Leaders must read
By Victor Angula |
In the world of today, the best advice I would give to a leader is: you must read.
While in the gone generations great but illiterate leaders used to emerge and take charge of the destinies of their people, in today’s world a leader who does not read is a leader that is highly handicapped.
Of course, reading doesn’t make one a leader. But reading provides great advantages to a leader. Just as reading provides advantages in life.
Especially political leaders, they need to read. And to read a lot. I see lots of political leaders, especially at local level, whose potential is limited or whose potential is arrested by their lack of reading.
I don’t know what is the magic in reading, but all I know is that a leader who reads a lot will do a lot more than one who doesn’t read.
Indeed there is a person who can’t read; and there is one who can read but doesn’t read. And the two are pretty much the same. If you can read but you don’t read, then there is no difference in you with the one who doesn’t know how to read.
Now, reading is useful in these ways: reading good books, informative newspapers, critical works, and well-researched topics makes you to have the ability to analyse important issues of public concern, and to develop ideas and articulate those ideas in how to solve them.

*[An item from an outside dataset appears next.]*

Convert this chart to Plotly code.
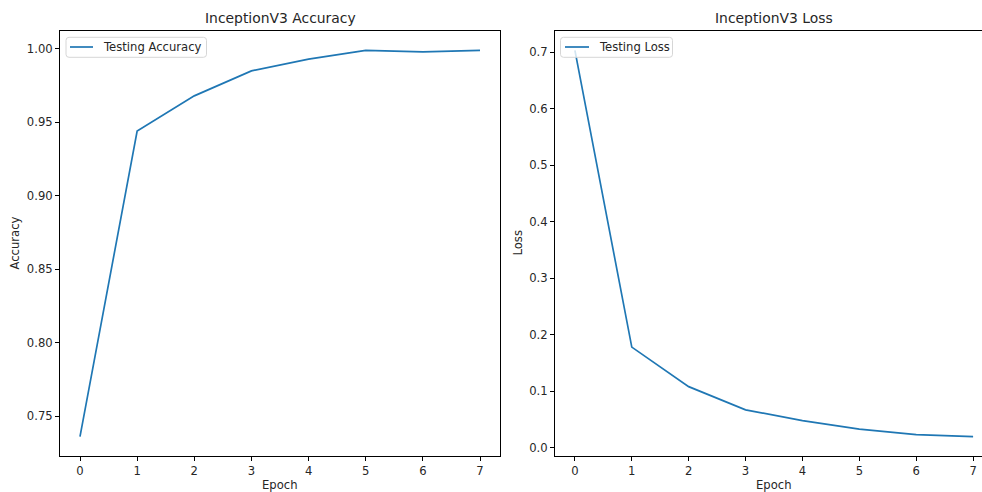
import plotly.graph_objects as go

epochs = [0, 1, 2, 3, 4, 5, 6, 7]
test_accuracy = [0.736, 0.944, 0.968, 0.985, 0.993, 0.999, 0.998, 0.999]
test_loss = [0.703, 0.178, 0.108, 0.067, 0.048, 0.033, 0.023, 0.0195]
acc_ticks = [0.75, 0.80, 0.85, 0.90, 0.95, 1.00]
loss_ticks = [0.0, 0.1, 0.2, 0.3, 0.4, 0.5, 0.6, 0.7]
series_names = ["Testing Accuracy", "Testing Loss"]
titles = ["InceptionV3 Accuracy", "InceptionV3 Loss"]
y_labels = ["Accuracy", "Loss"]
x_label = "Epoch"

W, H = 982, 492
FONT = "DejaVu Sans"
TXT = "#262626"
BLUE = "#1f77b4"
FS = 11.6
FT = 13.9

def px(x):
    return x / W

def py(y):
    return (H - y) / H

ax_top, ax_bot = 31, 456
l1, r1 = 60, 500
l2, r2, r2full = 555, 982, 993

fig = go.Figure()
fig.add_trace(go.Scatter(x=epochs, y=test_accuracy, mode="lines", name=series_names[0],
                         line=dict(color=BLUE, width=1.7), xaxis="x", yaxis="y"))
fig.add_trace(go.Scatter(x=epochs, y=test_loss, mode="lines", name=series_names[1],
                         line=dict(color=BLUE, width=1.7), xaxis="x2", yaxis="y2"))

common_axis = dict(showgrid=False, zeroline=False, showline=True, linecolor="#000", linewidth=1,
                   ticks="outside", ticklen=4, tickwidth=1, tickcolor="#000",
                   tickfont=dict(family=FONT, size=FS, color=TXT))

def pad_range(vals):
    lo, hi = min(vals), max(vals)
    m = (hi - lo) * 0.05
    return [lo - m, hi + m]

xr1 = pad_range(epochs)
# right subplot is cut by the image edge
xr2 = [xr1[0], xr1[0] + (r2 - l2) / ((r2full - l2) / (xr1[1] - xr1[0]))]

fig.update_layout(
    width=W, height=H, margin=dict(l=0, r=0, t=0, b=0),
    paper_bgcolor="white", plot_bgcolor="white", showlegend=False,
    xaxis=dict(domain=[px(l1), px(r1)], range=xr1, tickvals=epochs, mirror=True, anchor="y", **common_axis),
    yaxis=dict(domain=[py(ax_bot), py(ax_top)], range=pad_range(test_accuracy), tickvals=acc_ticks,
               tickformat=".2f", mirror=True, anchor="x", **common_axis),
    xaxis2=dict(domain=[px(l2), 1.0], range=xr2, tickvals=epochs, mirror=True, anchor="y2", **common_axis),
    yaxis2=dict(domain=[py(ax_bot), py(ax_top)], range=pad_range(test_loss), tickvals=loss_ticks,
                tickformat=".1f", mirror=False, anchor="x2", **common_axis),
)

ann = [
    dict(text=titles[0], x=px((l1 + r1) / 2), y=py(18), font=dict(size=FT)),
    dict(text=titles[1], x=px((l2 + r2full) / 2), y=py(18), font=dict(size=FT)),
    dict(text=x_label, x=px((l1 + r1) / 2), y=py(485), font=dict(size=FS)),
    dict(text=x_label, x=px((l2 + r2full) / 2), y=py(485), font=dict(size=FS)),
    dict(text=y_labels[0], x=px(15), y=py((ax_top + ax_bot) / 2), textangle=-90, font=dict(size=FS)),
    dict(text=y_labels[1], x=px(518), y=py((ax_top + ax_bot) / 2), textangle=-90, font=dict(size=FS)),
]
for a in ann:
    a["font"].update(family=FONT, color=TXT)
    fig.add_annotation(xref="paper", yref="paper", xanchor="center", yanchor="middle",
                       showarrow=False, **a)

# legends (matplotlib-style boxes in the upper-left corner of each axes)
def rounded_rect(x0, y0, x1, y1, r=3):
    X0, X1 = px(x0), px(x1)
    Y0, Y1 = py(y0), py(y1)
    rx, ry = r / W, r / H
    return (f"M{X0+rx},{Y0} L{X1-rx},{Y0} Q{X1},{Y0} {X1},{Y0-ry} L{X1},{Y1+ry} Q{X1},{Y1} {X1-rx},{Y1} "
            f"L{X0+rx},{Y1} Q{X0},{Y1} {X0},{Y1+ry} L{X0},{Y0-ry} Q{X0},{Y0} {X0+rx},{Y0} Z")

legend_specs = [
    (series_names[0], 66, 206.5, 70, 93, 101),
    (series_names[1], 560.5, 672.5, 565, 589, 597),
]
for name, bx0, bx1, lx0, lx1, tx in legend_specs:
    fig.add_shape(type="path", xref="paper", yref="paper", path=rounded_rect(bx0, 37.3, bx1, 57.3),
                  line=dict(color="#d6d6d6", width=1), fillcolor="rgba(255,255,255,0.8)", layer="above")
    fig.add_shape(type="line", xref="paper", yref="paper", x0=px(lx0), x1=px(lx1), y0=py(47), y1=py(47),
                  line=dict(color=BLUE, width=1.7), layer="above")
    fig.add_annotation(xref="paper", yref="paper", x=px(tx), y=py(47), xanchor="left", yanchor="middle",
                       showarrow=False, text=name, font=dict(family=FONT, size=FS, color=TXT))

fig.write_html("out.html")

And that, basically, is the work of politics. In politics there is no need to be educated; but you don’t have to be ignorant and dull or narrow-minded either. You must be brilliant in the mind as you’re passionate in the heart about public service.
Reading also makes you to listen carefully and critically to other points of view, to weigh and evaluate arguments and evidence, and to bring your best judgement to issues that have no easy or automatic answer.
Reading makes you to develop the confidence to speak your mind, to stick to your conviction, and to know that you know what you’re talking about.
On the other hand, a person who doesn’t read comes across as lacking in confidence around tables where serious issues are being discussed. And he or she never comes up with ideas of his or her own.
He or she cannot challenge anyone’s ideas or plans because he has no idea at all what is being talked about or being planned.
There are people who are educated or qualified in a particular field, but who don’t read. The last time they read something meaningful was when they were at university.
Even if you are uneducated, as long as you know how to read, you must read. If you read you will do much better than people who are educated but don’t read.
In fact education is nothing else but the ability and willingness to read. Ability to read is the same as ability to lead. Nothing comes out of it if there is no willingness to lead just as if there is no willingness to read.
In the final analysis one can just say that leaders are readers, as readers tend to become better leaders.